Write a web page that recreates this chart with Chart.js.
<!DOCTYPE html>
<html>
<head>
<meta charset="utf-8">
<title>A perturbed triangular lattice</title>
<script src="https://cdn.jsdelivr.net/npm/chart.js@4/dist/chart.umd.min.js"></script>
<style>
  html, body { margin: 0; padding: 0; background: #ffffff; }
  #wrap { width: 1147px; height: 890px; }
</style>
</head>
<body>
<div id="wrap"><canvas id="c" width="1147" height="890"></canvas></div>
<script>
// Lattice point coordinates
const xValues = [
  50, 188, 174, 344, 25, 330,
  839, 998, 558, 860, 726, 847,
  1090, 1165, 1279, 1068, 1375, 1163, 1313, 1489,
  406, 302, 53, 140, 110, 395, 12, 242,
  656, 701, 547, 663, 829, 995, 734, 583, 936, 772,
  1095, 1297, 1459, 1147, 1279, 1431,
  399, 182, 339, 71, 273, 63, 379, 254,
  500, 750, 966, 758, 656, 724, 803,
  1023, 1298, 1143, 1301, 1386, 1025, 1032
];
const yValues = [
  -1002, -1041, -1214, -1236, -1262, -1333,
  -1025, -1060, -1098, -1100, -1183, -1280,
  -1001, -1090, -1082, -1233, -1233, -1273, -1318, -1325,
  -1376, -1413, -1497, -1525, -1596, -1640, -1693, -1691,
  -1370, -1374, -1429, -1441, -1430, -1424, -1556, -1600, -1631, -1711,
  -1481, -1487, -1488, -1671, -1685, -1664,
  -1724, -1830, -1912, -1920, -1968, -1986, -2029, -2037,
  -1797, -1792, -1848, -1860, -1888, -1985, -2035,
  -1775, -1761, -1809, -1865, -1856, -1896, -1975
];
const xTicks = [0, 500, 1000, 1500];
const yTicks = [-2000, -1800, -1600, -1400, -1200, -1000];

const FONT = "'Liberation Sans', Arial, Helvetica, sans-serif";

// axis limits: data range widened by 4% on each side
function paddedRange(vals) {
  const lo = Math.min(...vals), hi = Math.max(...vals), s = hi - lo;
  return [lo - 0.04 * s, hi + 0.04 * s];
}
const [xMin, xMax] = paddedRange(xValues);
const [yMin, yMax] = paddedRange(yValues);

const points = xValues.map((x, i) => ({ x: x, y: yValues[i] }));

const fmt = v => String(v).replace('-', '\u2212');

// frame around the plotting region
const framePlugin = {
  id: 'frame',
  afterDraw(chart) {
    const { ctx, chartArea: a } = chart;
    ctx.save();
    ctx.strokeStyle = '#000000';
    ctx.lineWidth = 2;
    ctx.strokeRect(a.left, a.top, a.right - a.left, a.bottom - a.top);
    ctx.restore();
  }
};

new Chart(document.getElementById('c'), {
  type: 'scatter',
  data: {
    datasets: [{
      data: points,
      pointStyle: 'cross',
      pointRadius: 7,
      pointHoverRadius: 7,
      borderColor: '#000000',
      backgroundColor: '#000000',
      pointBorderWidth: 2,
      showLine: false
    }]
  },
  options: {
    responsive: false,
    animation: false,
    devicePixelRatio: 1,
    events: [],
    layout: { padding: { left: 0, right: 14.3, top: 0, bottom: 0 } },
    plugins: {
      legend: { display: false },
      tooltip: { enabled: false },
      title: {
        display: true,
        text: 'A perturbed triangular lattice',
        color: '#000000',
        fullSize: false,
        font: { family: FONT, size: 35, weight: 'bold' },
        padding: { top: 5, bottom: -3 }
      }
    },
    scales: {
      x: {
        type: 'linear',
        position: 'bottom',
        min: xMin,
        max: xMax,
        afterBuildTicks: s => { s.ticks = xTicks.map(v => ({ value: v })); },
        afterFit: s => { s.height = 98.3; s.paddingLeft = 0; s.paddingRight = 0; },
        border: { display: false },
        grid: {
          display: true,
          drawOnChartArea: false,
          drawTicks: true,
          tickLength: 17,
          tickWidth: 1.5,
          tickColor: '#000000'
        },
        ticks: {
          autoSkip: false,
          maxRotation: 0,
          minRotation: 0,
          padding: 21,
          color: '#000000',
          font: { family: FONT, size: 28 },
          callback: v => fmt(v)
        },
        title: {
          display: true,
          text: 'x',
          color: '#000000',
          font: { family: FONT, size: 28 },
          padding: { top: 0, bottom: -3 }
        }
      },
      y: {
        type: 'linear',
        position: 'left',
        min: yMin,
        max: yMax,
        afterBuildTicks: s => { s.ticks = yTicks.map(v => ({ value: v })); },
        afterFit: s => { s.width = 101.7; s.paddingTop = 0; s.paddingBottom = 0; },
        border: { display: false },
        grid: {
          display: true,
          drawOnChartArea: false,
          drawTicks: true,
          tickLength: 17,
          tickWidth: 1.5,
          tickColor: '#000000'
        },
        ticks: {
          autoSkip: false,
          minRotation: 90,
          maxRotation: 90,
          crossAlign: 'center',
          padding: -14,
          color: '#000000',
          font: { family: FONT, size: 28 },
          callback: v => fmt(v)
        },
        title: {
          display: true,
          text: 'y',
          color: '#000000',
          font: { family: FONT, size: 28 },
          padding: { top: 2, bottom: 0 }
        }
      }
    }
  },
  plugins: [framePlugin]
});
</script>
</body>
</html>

• Task brief: Copy all data exactly, start to finish.

• Exercise result:
Write a web page that recreates this chart with Chart.js.
<!DOCTYPE html>
<html>
<head>
<meta charset="utf-8">
<title>A perturbed triangular lattice</title>
<script src="https://cdn.jsdelivr.net/npm/chart.js@4/dist/chart.umd.min.js"></script>
<style>
  html, body { margin: 0; padding: 0; background: #ffffff; }
  #wrap { width: 1147px; height: 890px; }
</style>
</head>
<body>
<div id="wrap"><canvas id="c" width="1147" height="890"></canvas></div>
<script>
// Lattice point coordinates
const xValues = [
  50, 188, 174, 344, 25, 330,
  839, 998, 558, 860, 726, 847,
  1090, 1165, 1279, 1068, 1375, 1163, 1313, 1489,
  406, 302, 53, 140, 110, 395, 12, 242,
  656, 701, 547, 663, 829, 995, 734, 583, 936, 772,
  1095, 1297, 1459, 1147, 1279, 1431,
  399, 182, 339, 71, 273, 63, 379, 254,
  500, 750, 966, 758, 656, 724, 803,
  1023, 1298, 1143, 1301, 1386, 1025, 1032
];
const yValues = [
  -1002, -1041, -1214, -1236, -1262, -1333,
  -1025, -1060, -1098, -1100, -1183, -1280,
  -1001, -1090, -1082, -1233, -1233, -1273, -1318, -1325,
  -1376, -1413, -1497, -1525, -1596, -1640, -1693, -1691,
  -1370, -1374, -1429, -1441, -1430, -1424, -1556, -1600, -1631, -1711,
  -1481, -1487, -1488, -1671, -1685, -1664,
  -1724, -1830, -1912, -1920, -1968, -1986, -2029, -2037,
  -1797, -1792, -1848, -1860, -1888, -1985, -2035,
  -1775, -1761, -1809, -1865, -1856, -1896, -1975
];
const xTicks = [0, 500, 1000, 1500];
const yTicks = [-2000, -1800, -1600, -1400, -1200, -1000];

const FONT = "'Liberation Sans', Arial, Helvetica, sans-serif";

// axis limits: data range widened by 4% on each side
function paddedRange(vals) {
  const lo = Math.min(...vals), hi = Math.max(...vals), s = hi - lo;
  return [lo - 0.04 * s, hi + 0.04 * s];
}
const [xMin, xMax] = paddedRange(xValues);
const [yMin, yMax] = paddedRange(yValues);

const points = xValues.map((x, i) => ({ x: x, y: yValues[i] }));

const fmt = v => String(v).replace('-', '\u2212');

// frame around the plotting region
const framePlugin = {
  id: 'frame',
  afterDraw(chart) {
    const { ctx, chartArea: a } = chart;
    ctx.save();
    ctx.strokeStyle = '#000000';
    ctx.lineWidth = 2;
    ctx.strokeRect(a.left, a.top, a.right - a.left, a.bottom - a.top);
    ctx.restore();
  }
};

new Chart(document.getElementById('c'), {
  type: 'scatter',
  data: {
    datasets: [{
      data: points,
      pointStyle: 'cross',
      pointRadius: 7,
      pointHoverRadius: 7,
      borderColor: '#000000',
      backgroundColor: '#000000',
      pointBorderWidth: 2,
      showLine: false
    }]
  },
  options: {
    responsive: false,
    animation: false,
    devicePixelRatio: 1,
    events: [],
    layout: { padding: { left: 0, right: 14.3, top: 0, bottom: 0 } },
    plugins: {
      legend: { display: false },
      tooltip: { enabled: false },
      title: {
        display: true,
        text: 'A perturbed triangular lattice',
        color: '#000000',
        fullSize: false,
        font: { family: FONT, size: 35, weight: 'bold' },
        padding: { top: 5, bottom: -3 }
      }
    },
    scales: {
      x: {
        type: 'linear',
        position: 'bottom',
        min: xMin,
        max: xMax,
        afterBuildTicks: s => { s.ticks = xTicks.map(v => ({ value: v })); },
        afterFit: s => { s.height = 98.3; s.paddingLeft = 0; s.paddingRight = 0; },
        border: { display: false },
        grid: {
          display: true,
          drawOnChartArea: false,
          drawTicks: true,
          tickLength: 17,
          tickWidth: 1.5,
          tickColor: '#000000'
        },
        ticks: {
          autoSkip: false,
          maxRotation: 0,
          minRotation: 0,
          padding: 21,
          color: '#000000',
          font: { family: FONT, size: 28 },
          callback: v => fmt(v)
        },
        title: {
          display: true,
          text: 'x',
          color: '#000000',
          font: { family: FONT, size: 28 },
          padding: { top: 0, bottom: -3 }
        }
      },
      y: {
        type: 'linear',
        position: 'left',
        min: yMin,
        max: yMax,
        afterBuildTicks: s => { s.ticks = yTicks.map(v => ({ value: v })); },
        afterFit: s => { s.width = 101.7; s.paddingTop = 0; s.paddingBottom = 0; },
        border: { display: false },
        grid: {
          display: true,
          drawOnChartArea: false,
          drawTicks: true,
          tickLength: 17,
          tickWidth: 1.5,
          tickColor: '#000000'
        },
        ticks: {
          autoSkip: false,
          minRotation: 90,
          maxRotation: 90,
          crossAlign: 'center',
          padding: -14,
          color: '#000000',
          font: { family: FONT, size: 28 },
          callback: v => fmt(v)
        },
        title: {
          display: true,
          text: 'y',
          color: '#000000',
          font: { family: FONT, size: 28 },
          padding: { top: 2, bottom: 0 }
        }
      }
    }
  },
  plugins: [framePlugin]
});
</script>
</body>
</html>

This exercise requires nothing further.